▸ **TASK REQUIREMENTS**: Please print exactly the lines below, from the start of the material up to and including the line with "import plotly.graph_objects as go", but none of the pictures.

▸ **DATASET EXCERPT**:
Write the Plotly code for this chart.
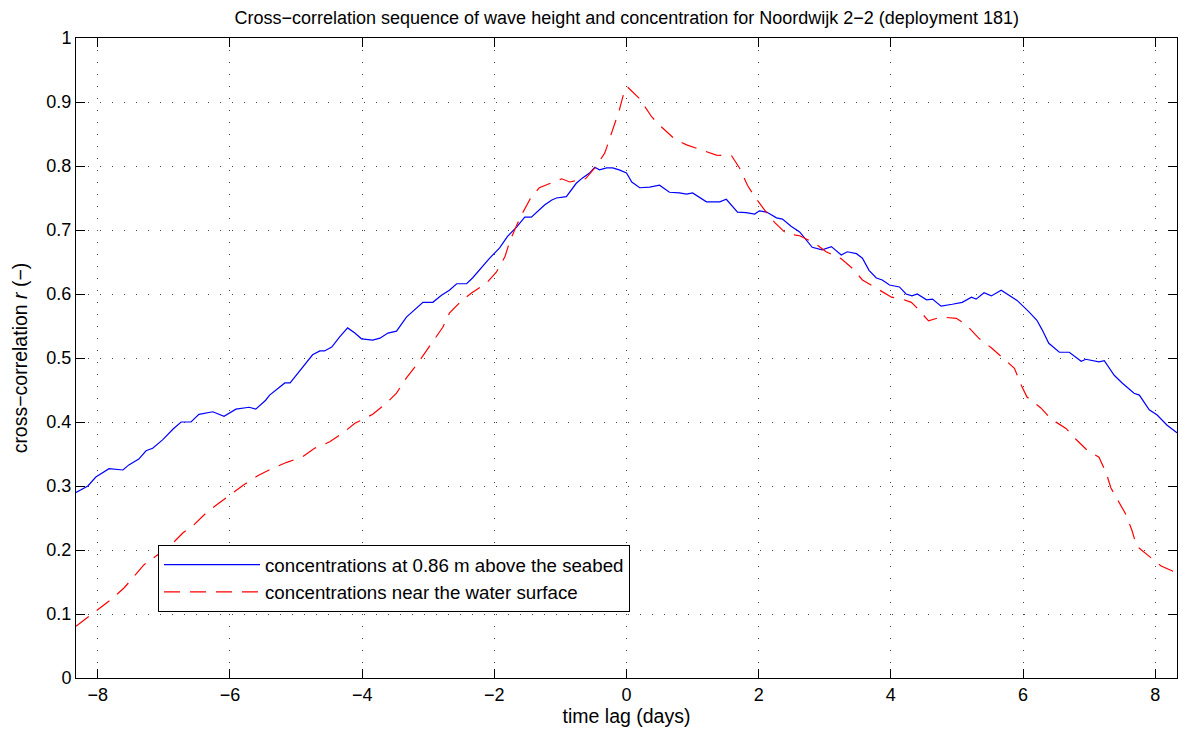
import plotly.graph_objects as go

# Blue: concentrations at 0.86 m above the seabed
blue_lag = [-8.33, -8.15, -8.03, -7.83, -7.62, -7.53, -7.38, -7.27, -7.17, -7.02, -6.86, -6.74, -6.59, -6.47,
            -6.26, -6.09, -5.91, -5.71, -5.61, -5.46, -5.40, -5.17, -5.09, -4.90, -4.75, -4.64, -4.57, -4.46,
            -4.34, -4.22, -4.11, -4.01, -3.84, -3.73, -3.61, -3.48, -3.33, -3.08, -2.93, -2.80, -2.68, -2.57,
            -2.42, -2.33, -2.19, -2.07, -1.92, -1.80, -1.66, -1.54, -1.44, -1.36, -1.24, -1.13, -1.06, -0.91,
            -0.76, -0.67, -0.56, -0.48, -0.41, -0.30, -0.21, -0.11, 0.00, 0.08, 0.20, 0.35, 0.50, 0.65, 0.80,
            0.91, 1.00, 1.21, 1.41, 1.51, 1.68, 1.81, 1.94, 2.01, 2.12, 2.27, 2.36, 2.49, 2.62, 2.81, 2.96,
            3.10, 3.25, 3.34, 3.48, 3.57, 3.67, 3.78, 3.87, 3.98, 4.13, 4.23, 4.32, 4.40, 4.54, 4.63, 4.76,
            4.93, 5.08, 5.22, 5.29, 5.41, 5.52, 5.67, 5.79, 5.91, 6.09, 6.21, 6.29, 6.39, 6.55, 6.70, 6.88,
            6.95, 7.15, 7.23, 7.38, 7.50, 7.68, 7.76, 7.91, 8.03, 8.18, 8.33]
blue_r = [0.290, 0.300, 0.314, 0.327, 0.325, 0.333, 0.342, 0.355, 0.359, 0.372, 0.389, 0.400, 0.400, 0.412,
          0.416, 0.409, 0.420, 0.423, 0.420, 0.434, 0.442, 0.461, 0.461, 0.486, 0.505, 0.511, 0.511, 0.517,
          0.533, 0.547, 0.539, 0.530, 0.528, 0.531, 0.539, 0.542, 0.564, 0.587, 0.587, 0.598, 0.606, 0.616,
          0.616, 0.625, 0.642, 0.656, 0.672, 0.690, 0.705, 0.720, 0.720, 0.727, 0.739, 0.747, 0.750, 0.752,
          0.773, 0.781, 0.789, 0.798, 0.794, 0.797, 0.797, 0.794, 0.789, 0.775, 0.766, 0.767, 0.770, 0.759,
          0.758, 0.756, 0.758, 0.744, 0.744, 0.748, 0.728, 0.727, 0.725, 0.730, 0.728, 0.719, 0.717, 0.706,
          0.697, 0.673, 0.669, 0.674, 0.661, 0.666, 0.663, 0.656, 0.637, 0.625, 0.622, 0.614, 0.611, 0.600,
          0.597, 0.600, 0.591, 0.592, 0.581, 0.584, 0.587, 0.595, 0.592, 0.602, 0.597, 0.606, 0.598, 0.590,
          0.572, 0.559, 0.544, 0.523, 0.509, 0.509, 0.495, 0.498, 0.494, 0.496, 0.473, 0.461, 0.445, 0.442,
          0.419, 0.411, 0.395, 0.383]

# Red: concentrations near the water surface
red_lag = [-8.33, -7.98, -7.77, -7.60, -7.44, -7.30, -6.89, -6.71, -6.55, -6.36, -6.17, -5.96, -5.79, -5.58,
           -5.37, -5.14, -4.91, -4.72, -4.49, -4.29, -4.11, -4.01, -3.84, -3.63, -3.48, -3.33, -3.20, -3.05,
           -2.93, -2.78, -2.68, -2.49, -2.34, -2.12, -1.97, -1.84, -1.77, -1.66, -1.57, -1.45, -1.32, -1.06,
           -0.98, -0.86, -0.62, -0.48, -0.33, -0.26, -0.17, -0.11, -0.02, 0.02, 0.20, 0.38, 0.53, 0.73, 0.91,
           1.15, 1.36, 1.59, 1.71, 1.83, 1.94, 2.09, 2.24, 2.42, 2.62, 2.84, 3.02, 3.25, 3.42, 3.57, 3.78,
           4.01, 4.17, 4.31, 4.38, 4.57, 4.76, 4.99, 5.14, 5.34, 5.52, 5.71, 5.87, 5.97, 6.06, 6.27, 6.42,
           6.65, 6.80, 6.97, 7.15, 7.26, 7.33, 7.45, 7.56, 7.65, 7.72, 7.91, 8.09, 8.33]
red_r = [0.081, 0.108, 0.125, 0.141, 0.161, 0.177, 0.208, 0.227, 0.239, 0.258, 0.273, 0.289, 0.302, 0.316,
         0.327, 0.337, 0.345, 0.359, 0.369, 0.383, 0.398, 0.403, 0.412, 0.430, 0.445, 0.469, 0.486, 0.508,
         0.525, 0.548, 0.570, 0.590, 0.602, 0.617, 0.634, 0.658, 0.681, 0.708, 0.727, 0.750, 0.766, 0.777,
         0.780, 0.775, 0.780, 0.797, 0.820, 0.841, 0.867, 0.887, 0.922, 0.923, 0.905, 0.877, 0.861, 0.842,
         0.833, 0.825, 0.817, 0.816, 0.797, 0.770, 0.752, 0.731, 0.712, 0.694, 0.691, 0.680, 0.666, 0.655,
         0.640, 0.622, 0.609, 0.595, 0.592, 0.587, 0.580, 0.558, 0.564, 0.562, 0.552, 0.530, 0.516, 0.498,
         0.484, 0.458, 0.439, 0.422, 0.405, 0.390, 0.373, 0.356, 0.345, 0.320, 0.297, 0.275, 0.255, 0.230,
         0.206, 0.190, 0.175, 0.164]

x_ticks = [-8, -6, -4, -2, 0, 2, 4, 6, 8]
y_ticks = [0, 0.1, 0.2, 0.3, 0.4, 0.5, 0.6, 0.7, 0.8, 0.9, 1]

title = "Cross\u2212correlation sequence of wave height and concentration for Noordwijk 2\u22122 (deployment 181)"
xlabel = "time lag (days)"
ylabel = "cross\u2212correlation <i>r</i> (\u2212)"
names = ["concentrations at 0.86 m above the seabed", "concentrations near the water surface"]

FONT = "Liberation Sans, Arial, Helvetica, sans-serif"
FS = 18
FS_LABEL = 19.5
FS_LEGEND = 18.7

fig = go.Figure()
fig.add_trace(go.Scatter(x=blue_lag, y=blue_r, mode="lines", name=names[0],
                         line=dict(color="#0000ff", width=1.2)))
fig.add_trace(go.Scatter(x=red_lag, y=red_r, mode="lines", name=names[1],
                         line=dict(color="#ff0000", width=1.2, dash="16px,10px")))

axis_common = dict(
    showline=True, linecolor="black", linewidth=1, mirror="ticks",
    ticks="inside", ticklen=9, tickcolor="black", tickwidth=1,
    showgrid=True, gridcolor="#444444", gridwidth=1, griddash="1px,11px",
    zeroline=False, tickfont=dict(family=FONT, size=FS, color="black"),
)

fig.update_xaxes(range=[-8.33, 8.33], tickvals=x_ticks,
                 title=dict(text=xlabel, font=dict(family=FONT, size=FS_LABEL, color="black"), standoff=5),
                 **axis_common)
fig.update_yaxes(range=[0, 1], tickvals=y_ticks,
                 title=dict(text=ylabel, font=dict(family=FONT, size=FS_LABEL, color="black"), standoff=13),
                 **axis_common)

fig.update_layout(
    width=1178, height=736,
    margin=dict(l=76, r=1, t=38, b=58, autoexpand=False),
    paper_bgcolor="white", plot_bgcolor="white",
    title=dict(text=title, x=0.532, xanchor="center", y=0.9755, yanchor="middle",
               font=dict(family=FONT, size=FS, color="black")),
    font=dict(family=FONT, size=FS, color="black"),
    legend=dict(x=0.0745, y=0.208, xanchor="left", yanchor="top",
                bordercolor="black", borderwidth=1, bgcolor="white",
                font=dict(family=FONT, size=FS_LEGEND, color="black"),
                itemwidth=96, tracegroupgap=0),
    showlegend=True,
)

fig.write_html("out.html",
               config={"displayModeBar": False},
               post_script="document.body.style.margin='0px';document.body.style.overflow='hidden';")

▸ **WRITTEN REPLY**:
Write the Plotly code for this chart.
import plotly.graph_objects as go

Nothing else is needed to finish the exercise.